SEATTLE -- Joey Cora spoke quickly and with passion about a franchise he still cares deeply for.
"I know what the fans want. It was fun here when I played," he said Tuesday after interviewing to become manager of the Seattle Mariners. "We were in contention all the years that I was here, and they kept it up after I left. I know how great it can be when things are going well."
A fan favorite when he was Seattle's second baseman, Cora is currently bench coach of the Chicago White Sox. He was the second of seven candidates to interview with new general manager Jack Zduriencik, hoping for the chance to rekindle a franchise that spent more than $100 million on payroll last season and lost 101 games.

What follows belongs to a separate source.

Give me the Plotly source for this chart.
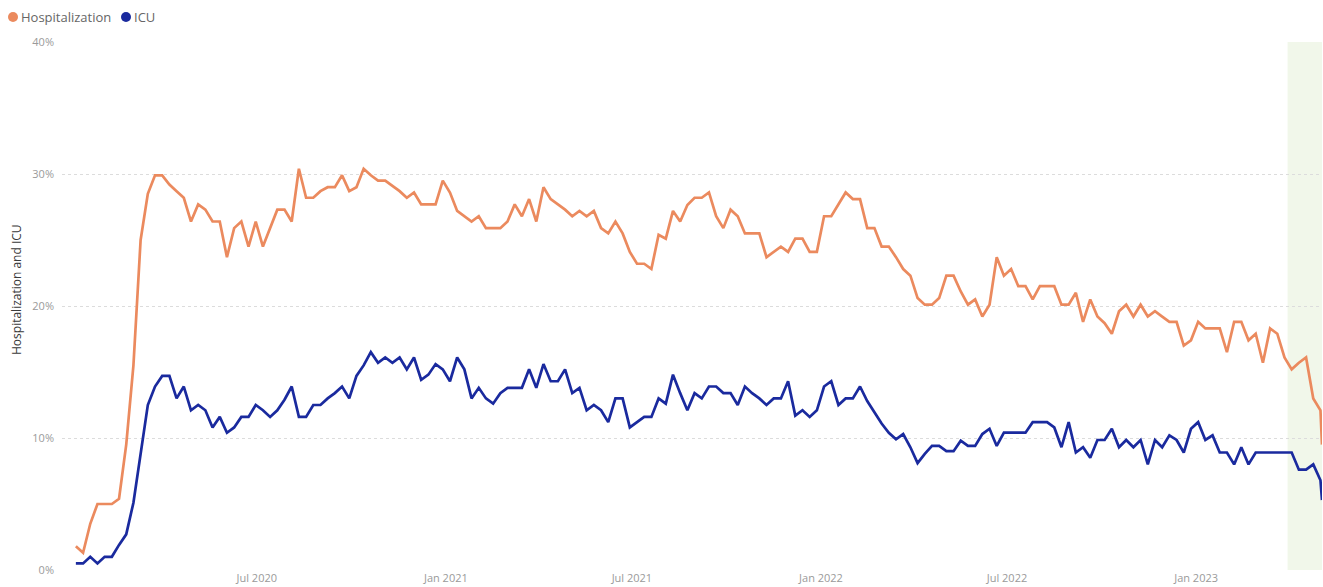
import pandas as pd
import plotly.graph_objects as go

# Weekly series starting 2020-01-07 (one extra partial point at the end)
start_date = "2020-01-07"

hospitalization = [
    1.8, 1.3, 3.5, 5.0, 5.0, 5.0, 5.4, 9.5, 15.5, 25.0,
    28.5, 29.9, 29.9, 29.2, 28.7, 28.2, 26.4, 27.7, 27.3, 26.4,
    26.4, 23.7, 25.9, 26.4, 24.5, 26.4, 24.5, 25.9, 27.3, 27.3,
    26.4, 30.4, 28.2, 28.2, 28.7, 29.0, 29.0, 29.9, 28.7, 29.0,
    30.4, 29.9, 29.5, 29.5, 29.1, 28.7, 28.2, 28.6, 27.7, 27.7,
    27.7, 29.5, 28.6, 27.2, 26.8, 26.4, 26.8, 25.9, 25.9, 25.9,
    26.4, 27.7, 26.8, 28.1, 26.4, 29.0, 28.1, 27.7, 27.3, 26.8,
    27.2, 26.8, 27.2, 25.9, 25.5, 26.4, 25.5, 24.1, 23.2, 23.2,
    22.8, 25.4, 25.1, 27.2, 26.4, 27.65, 28.2, 28.2, 28.6, 26.8,
    25.9, 27.3, 26.8, 25.5, 25.5, 25.5, 23.7, 24.1, 24.5, 24.1,
    25.1, 25.1, 24.1, 24.1, 26.8, 26.8, 27.65, 28.6, 28.1, 28.1,
    25.9, 25.9, 24.5, 24.5, 23.7, 22.8, 22.3, 20.6, 20.1, 20.1,
    20.6, 22.3, 22.3, 21.1, 20.1, 20.5, 19.2, 20.1, 23.7, 22.3,
    22.8, 21.5, 21.5, 20.5, 21.5, 21.5, 21.5, 20.1, 20.1, 21.0,
    18.8, 20.5, 19.2, 18.7, 17.9, 19.6, 20.1, 19.2, 20.1, 19.2,
    19.6, 19.2, 18.8, 18.8, 17.0, 17.4, 18.8, 18.3, 18.3, 18.3,
    16.5, 18.8, 18.8, 17.4, 17.9, 15.7, 18.3, 17.9, 16.1, 15.2,
    15.7, 16.1, 13.0, 12.1, 9.5,
]

icu = [
    0.5, 0.5, 1.0, 0.5, 1.0, 1.0, 1.9, 2.7, 5.1, 8.9,
    12.5, 13.9, 14.7, 14.7, 13.0, 13.9, 12.1, 12.5, 12.1, 10.8,
    11.6, 10.4, 10.8, 11.6, 11.6, 12.5, 12.1, 11.6, 12.1, 12.9,
    13.9, 11.6, 11.6, 12.5, 12.5, 13.0, 13.4, 13.9, 13.0, 14.7,
    15.5, 16.5, 15.7, 16.1, 15.7, 16.1, 15.2, 16.1, 14.4, 14.8,
    15.6, 15.2, 14.3, 16.1, 15.2, 13.0, 13.8, 13.0, 12.6, 13.4,
    13.8, 13.8, 13.8, 15.2, 13.8, 15.6, 14.3, 14.3, 15.2, 13.4,
    13.8, 12.1, 12.5, 12.1, 11.2, 13.0, 13.0, 10.8, 11.2, 11.6,
    11.6, 13.0, 12.6, 14.8, 13.4, 12.1, 13.4, 13.0, 13.9, 13.9,
    13.4, 13.4, 12.5, 13.9, 13.4, 13.0, 12.5, 13.0, 13.0, 14.3,
    11.7, 12.1, 11.6, 12.1, 13.9, 14.3, 12.5, 13.0, 13.0, 13.9,
    12.8, 11.9, 11.1, 10.4, 9.9, 10.3, 9.3, 8.1, 8.8, 9.4,
    9.4, 9.0, 9.0, 9.8, 9.4, 9.4, 10.3, 10.7, 9.4, 10.4,
    10.4, 10.4, 10.4, 11.2, 11.2, 11.2, 10.8, 9.3, 11.2, 8.9,
    9.3, 8.5, 9.85, 9.85, 10.7, 9.3, 9.85, 9.3, 9.85, 8.0,
    9.85, 9.3, 10.2, 9.85, 8.9, 10.7, 11.2, 9.85, 10.2, 8.9,
    8.9, 8.0, 9.3, 8.0, 8.9, 8.9, 8.9, 8.9, 8.9, 8.9,
    7.6, 7.6, 8.0, 6.8, 5.3,
]

weekly = list(pd.date_range(start_date, periods=len(icu) - 1, freq="7D"))
dates = weekly + [weekly[-1] + pd.Timedelta(days=1, hours=12)]

tick_dates = ["2020-07-01", "2021-01-01", "2021-07-01", "2022-01-01", "2022-07-01", "2023-01-01"]
tick_labels = ["Jul 2020", "Jan 2021", "Jul 2021", "Jan 2022", "Jul 2022", "Jan 2023"]
y_ticks = [0, 10, 20, 30, 40]
y_tick_labels = ["0%", "10%", "20%", "30%", "40%"]
series_names = ["Hospitalization", "ICU"]

highlight_start = "2023-03-31"
x_range = ["2019-12-24 12:00", "2023-05-03 12:00"]

ORANGE = "#EB8A5E"
NAVY = "#1A2A9E"
colors = [ORANGE, NAVY]

fig = go.Figure()
fig.add_trace(go.Scatter(x=dates, y=hospitalization, mode="lines", name=series_names[0],
                         line=dict(color=ORANGE, width=2.7)))
fig.add_trace(go.Scatter(x=dates, y=icu, mode="lines", name=series_names[1],
                         line=dict(color=NAVY, width=2.7)))

fig.add_shape(type="rect", xref="x", yref="paper", x0=highlight_start, x1=x_range[1],
              y0=0, y1=1, fillcolor="#F1F7EA", line=dict(width=0), layer="below")

# custom legend (circle + label) above the plot, in pixel-anchored positions
PLOT_L, PLOT_W, PLOT_B, PLOT_H = 62, 1260, 570, 528
def px_x(p):
    return (p - PLOT_L) / PLOT_W
def px_y(p):
    return (PLOT_B - p) / PLOT_H

legend_dot_px = [13, 126]
for name, col, dx in zip(series_names, colors, legend_dot_px):
    fig.add_shape(type="circle", xref="paper", yref="paper",
                  xsizemode="pixel", ysizemode="pixel",
                  xanchor=px_x(dx), yanchor=px_y(17), x0=-5, x1=5, y0=-5, y1=5,
                  fillcolor=col, line=dict(width=0))
    fig.add_annotation(xref="paper", yref="paper", x=px_x(dx + 6), y=px_y(17), text=name,
                       showarrow=False, xanchor="left", yanchor="middle",
                       font=dict(size=13, color="#666666"))

fig.update_layout(
    width=1323, height=587,
    margin=dict(l=62, r=1, t=42, b=17),
    paper_bgcolor="white", plot_bgcolor="white",
    font=dict(family="Open Sans, Noto Sans, sans-serif", size=11, color="#9a9a9a"),
    showlegend=False,
)
fig.update_xaxes(type="date", range=x_range, tickvals=tick_dates, ticktext=tick_labels,
                 showgrid=False, zeroline=False, showline=False, ticks="",
                 tickfont=dict(size=11, color="#9a9a9a"), automargin=False)
fig.update_yaxes(range=[0, 40], tickvals=y_ticks, ticktext=y_tick_labels, showgrid=True,
                 gridcolor="#dcdcdc", griddash="dot", gridwidth=1, zeroline=False,
                 showline=False, ticks="", ticklabelstandoff=7,
                 tickfont=dict(size=11, color="#9a9a9a"), automargin=False)
fig.add_annotation(xref="paper", yref="paper", x=px_x(16), y=px_y(290), text="Hospitalization and ICU",
                   textangle=-90, showarrow=False, font=dict(size=12, color="#3a3a3a"),
                   xanchor="center", yanchor="middle")

fig.write_html("out.html")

Arizona Diamondbacks third-base coach Chip Hale interviewed later Tuesday night after running into a pair of flight delays. Even after a conference call with the media at 8 p.m., Hale and Zduriencik planned to meet for another hour.
"It's a great opportunity. This is a great organization and has a tradition. It has won and will win again," Hale said. "I'd love to be a part of that. Just to be in the process is fantastic."
While Hale brings strong credentials, most fans wouldn't mind seeing Cora donning a Mariners uniform again. Cora spent three-plus seasons with Seattle in the mid-'90s as the Mariners became playoff contenders following nearly two decades of futility. Fans still remember when he sat in the dugout with tears running down his face after the Mariners were eliminated by the Cleveland Indians in Game 6 of the 1995 AL Championship Series.
"I know the town. I know what the fans want. I don't know if that's an advantage," Cora said. "I know what they want and they want a World Series title."
Cora wants the Mariners to become a team the city can take pride in again. He saw talent on Seattle's roster during spring training.
"There has got to be pride [in the] way to play the game," Cora said. "[I want] the fans and organization to feel proud in the way the team plays the game."
That view made an impression on Zduriencik.
"He was very well prepared. He presented himself in a very positive light," Zduriencik said. "I was impressed with his genuine care for this area."
Cora has spent five seasons on the White Sox coaching staff, learning from colorful manager Ozzie Guillen. He started as Chicago's third-base coach before being bench coach the last two seasons and watched how Guillen interacted with his players.
Cora also managed one year in the Venezuelan Winter League. He avoided going into detail about his meeting with Zduriencik but hoped his passion came across.
"Hopefully, I impressed him enough to be considered manager of the Mariners," Cora said. "I think I bring a lot to the table. I showed him what I had to say and, hopefully, he liked it."
Hale spent the last two seasons with the Diamondbacks after three years as their Triple-A manager in Tucson. He was able to gain an overview of the organization with the help of Arizona manager Bob Melvin and pitching coach Bryan Price. Both previously held the same roles with the Mariners.
"I think we just need to re-energize the city and make them realize that this team has enough to compete and win," Hale said.
Next up for Zduriencik are interviews Wednesday with Oakland Athletics bench coach Don Wakamatsu in the morning and Triple-A manager Randy Ready in the afternoon. He said there have been no additions to his original list of seven he intends on interviewing.
"Although I continue to get phone calls," he said.